The government of one of the People’s Republic of China’s northern provinces announced earlier this week that it would be willing to barter choice cuts of its bauxite stores for companies that move aluminium smelting capacity to the area.
Aluminum Corp of China (Chinalco), Shandong Xinfa Aluminium Group, and Xinjiang East Hope Ferrous Metals Co., Ltd. have all been approached by Shanxi’s provincial government and offered the deal according to the province’s just-released yearly plan for the nonferrous industry.
According to the document, Shanxi’s bauxite bounty “will be prioritised for those companies that are transferring electrolytic aluminium capacity to our province.”
Though the province has a thriving alumina-refining sector, it has seen vast amounts of it leave the province to be smelted in other areas of the Middle Kingdom. Last year Shanxi, which is second only to Henan in alumina production, was the site of only 480 thousand metric tons of aluminium smelting, while Henan produced 12.12 million metric tons of primary aluminium over that same time.
Experts suspect lawmakers in the province are motivated partially due to Beijing’s wider efforts at relocating aluminium production away from populated areas in the east. As the vast majority of China’s aluminium production is powered by coal-burning electric plants, the attendant choking smog has done naught but exacerbate the country’s severe urban air pollution.
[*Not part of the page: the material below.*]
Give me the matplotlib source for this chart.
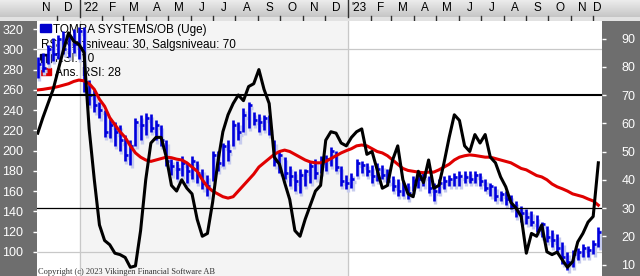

“Shanxi has a lot of (alumina) refineries, so theoretically it makes sense that the local government wants to further develop the smelting industry locally,” opined Jackie Wang of CRU to Reuters earlier this week. However, she continued by noting that transferring capacity was far from inexpensive, and the province may not possess a sufficient smelting quota to make a significant legal relocation possible.
Altogether Shanxi’s government is seeking to boost nonferrous production from 1.32 million metric tons last year to 1.5 million metric tons in the current year. It also seeks to boost investment in smelting, rolling, and processing of such metals to a total of CNY 8 billion (US$1.3 billion), a 20-percent jump over current levels.